Thursday, May 13, 2021

The Need for Sanction Reform to Curtail North Korea's Arms Trade

        The ability to trade weapons of war with other countries provides the seller state with a variety of benefits. In an attempt to curtail the enjoyment of these benefits, the US has imposed a number of sanctions against North Korea. Despite its status as the one of the most heavily sanctioned countries in the world, North Korea has been able to engage in international arms trade. Beginning in the 1980s, North Korean arms trade thrived by exporting “…inexpensive, technically unsophisticated, but reliable weapons…” to states in the Middle East and Africa. The majority of these exports went to Libya and Iran. This trade occurred despite the United States listing the state as a terrorist organization and banning trade with them or states who do business with them through the 1979 Export Control Act.

Perhaps the most devastating example of North Korea’s circumvention of international arms trade sanctions lies in their late 1900s relationship with Zimbabwe. In 1980, Robert Mugabe overthrew the British-supported Smith regime of Rhodesia and subsequently visited then ruler Kim Il Sung in Pyongyang. As a result of that visit, Mugabe secured equipment required to arm over 3500 loyalist soldiers. Kim agreed to provide Mugabe’s loyalist forces with “… tanks, armored vehicles, and light weapons.” Furthermore, Kim promised Mugabe a collection of North Korean troops intended to help train Mugabe’s ZANU-PF (Zimbabwe African Nation Union Patriotic Front) forces. The North Korean forces were used to train and equip a ZANU-PF group known as the Fifth Brigade. This brigade was sent in to Matabeleland in western Zimbabwe where they played a role in the death of over 20,000 people. Most of those killed were ethnically Ndebele, leading opponents of Mugabe to refer to the act as genocide. 


The massive loss of life in Zimbabwe as a direct result of North Korean arms trade and military training highlights a problem with international sanctions. Sanctions are only effective if the nation being sanctioned suffers a deterring loss as a result of the sanctions. US sanctions against North Korea had been in place since the 1950s, the tightening of sanctions as a result of the American Export Act had little effect in terms of deterrence. 

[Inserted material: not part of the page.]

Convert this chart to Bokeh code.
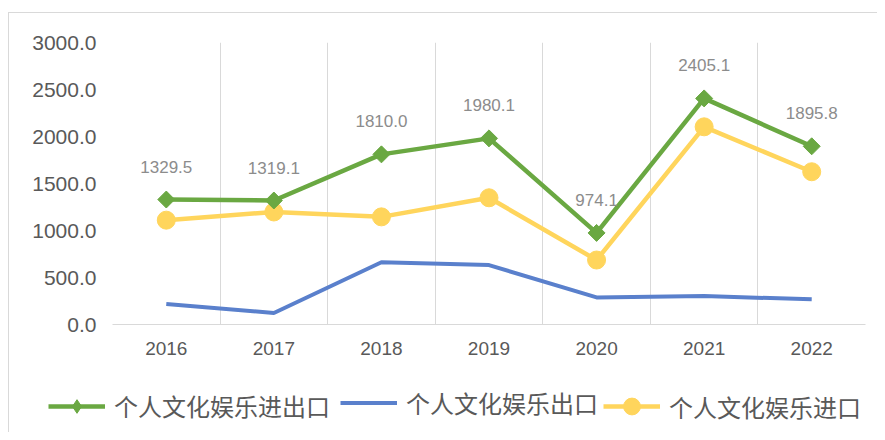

Today, North Korea is arguably more economically isolated than it was during the 80s, in which it traded with Zimbabwe. That is due in part to the collaboration of international partners. Regardless of the international collaboration to prevent the North Korean arms trade, Pyongyang manages to continue selling through a complex criminal network and use of proxies. While sanctions continue to be the preferred method of curtailing errant North Korean behavior, additional efforts need to be made. One possible solution is the extension of sanctions to all nations known to purchase arms from these North Korean proxies. This needs to be coupled with an increase of resources devoted to the discovery and detection of these same proxies. Without such efforts, sanctions against North Korea will continue to be fruitless.